Na gut, ich geb‘s zu. Bei dem Thema bin ich zwiegespalten. Als ich den Punkt ursprünglich mal als den letzten für meine „10 Dinge, die ich gern vorher gewusst hätte“-Reihe festgelegt habe, war ich gerade in so einer Phase, in der ich die dicken Speckbeinchen des Kleinen hätte auffressen können und ich regelmäßig entsetzt feststellte, dass ich ihm den allersüßesten Pullover und den noch viel entzückenderen Ganzkörperanzug nur ein Mal hatte anziehen können, und jetzt schon wieder alles zu klein geworden war. Ein Baby wächst extrem schnell, und das merkt man vor allem an den Sachen, die man regelmäßig schon wieder aussortieren muss.
Gleichzeitig bin ich enorm froh, dass die Zeit vergeht! Dass der Kleine sich weiterentwickelt, dass manches (aber nicht alles, Stichwort: laufen lernen…) leichter wird. Dass die Koliken irgendwann vorbei sind, dass die Hormone sich wieder einpegeln und dass der eigene Körper sich schrittweise wieder halbwegs wie der alte anfühlt (ach, da isser ja wieder, der Beckenboden! Oder was davon übrig geblieben ist!). Dementsprechend trauere ich der ersten Zeit nicht unbedingt nach, sondern bin ganz froh, wie es sich entwickelt hat.
Was ich mit dem Wissen um die zeitliche Begrenztheit beim nächsten Kind jedenfalls anders machen werde, ist meine Bereitschaft, mit Baby und BVG durch ganz Berlin zu fahren, um Freunde zwischen viel zu vielen hupenden und stinkenden Autos, zwielichtigen Gestalten und Hausrat in Neukölln zu besuchen (ich darf das so schreiben, ich habe da jahrelang gewohnt). Es gibt Gründe, warum wir dort weggezogen sind, und die Besuche inklusiver beschwerlicher Anfahrt mit ausgefallenen Fahrstühlen usw. waren rückblickend echt anstrengend. Zu der Zeit hatte ich schon Lust, mal wieder im alten Kiez vorbeizuschauen und dachte mir auch: Du kannst ja nicht, nur weil du ein Baby hast, niemanden mehr besuchen fahren. Jetzt weiß ich: Doch. Kann ich. Ich kann mich entscheiden, dass ich das in den ersten Monaten mit Kind nicht brauche, und dass die, die das akzeptieren können, uns gern im schönen Friedenau besuchen dürfen. Oder dass ich Besuche eben nur alleine ohne Baby mache, die dann aber ggf. kurz ausfallen. Mit Baby, Schlafmangel, Rückenschmerzen, Beckenbodenschwund und BVG – mach ich nicht mehr.

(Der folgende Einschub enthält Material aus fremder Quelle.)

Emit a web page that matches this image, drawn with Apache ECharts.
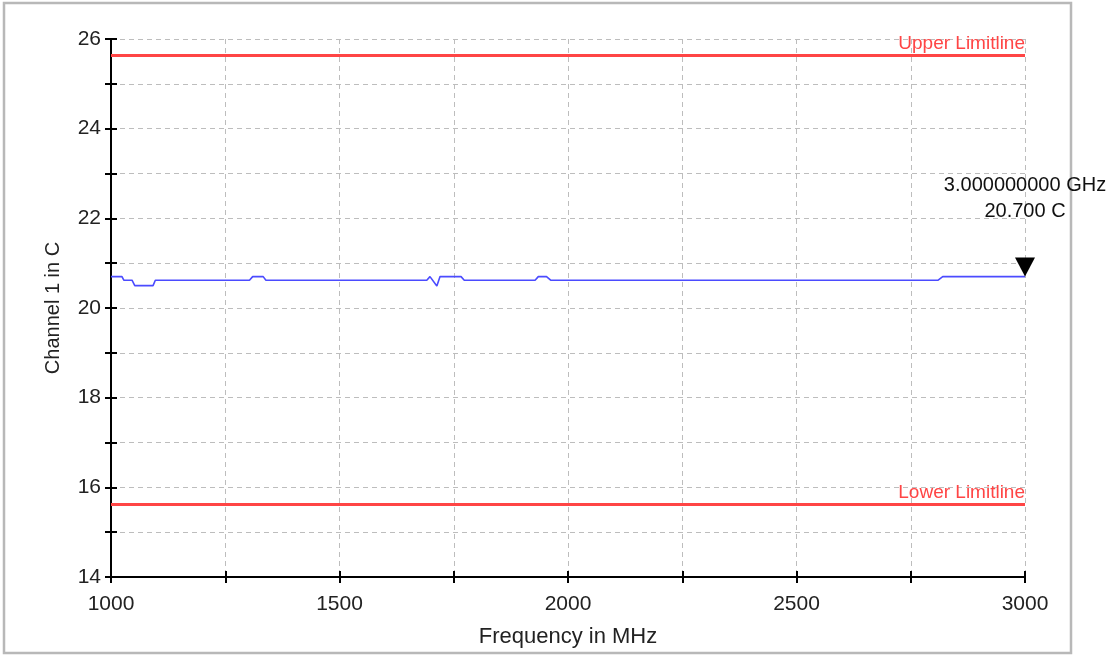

Was ich mir zudem immer wieder, wenn es schwierig war, versucht habe vor Augen zu halten war, dass es eine Phase ist, die sich wieder ändert. Zum Beispiel, wenn ich den ganzen Abend mit dem Dicken verbracht habe, statt mit meinem Mann auf der Couch. Oder in einer Bar. Oder auf dem Crosser. Dann hab ich es immer mal wieder geschafft, tief durchzuatmen und mich in Akzeptanz zu üben. Mir bewusst zu machen, dass mein Sohn nur ein Mal so klein ist (ergo: die Zeit schnell vorbeigeht) und dadurch die Situation leichter akzeptieren, manchmal auch wieder genießen zu können.
Daran erinnerte mich immer wieder ein Zettel, den ich neben das Babybett an die Wand geklebt hatte, mit folgendem Spruch:
Hold him a little longer
rock him a little more
tell him another story
you have only told him four
let him sleep on your shoulder
rejoice in his happy smile
he is just a little boy
for such a little while
In diesem Sinne, gerade wenn die Nächte kurz, die Brustwarzen wund und die Wäschekörbe voll sind: Halte durch! Du machst das ganz wunderbar. Alles, was du jetzt investierst, trägt dazu bei, dass ein zufriedenes und sicher gebundenes Kind und dadurch ein ausgeglichener erwachsener Mensch dabei herauskommt. Sei nicht perfekt, sei gut genug (The birth of a mother, unbedingt lesen!). Denk auch mal an dich und hol dir Unterstützung, wo es nur geht. Genieß die Zeit, aber hab kein schlechtes Gewissen, wenn du es auch mal so richtig blöd findest. Es sind alles Phasen, die wieder vorbeigehen – erfreue dich an den guten. Amen.
So, und da ich nun fertig bin mit meiner Reihe von 10 Dingen, die ich gern vor der ersten Zeit mit Baby gewusst hätte: Was fehlt in deinen Augen noch? Was hättest du gern vorher gewusst?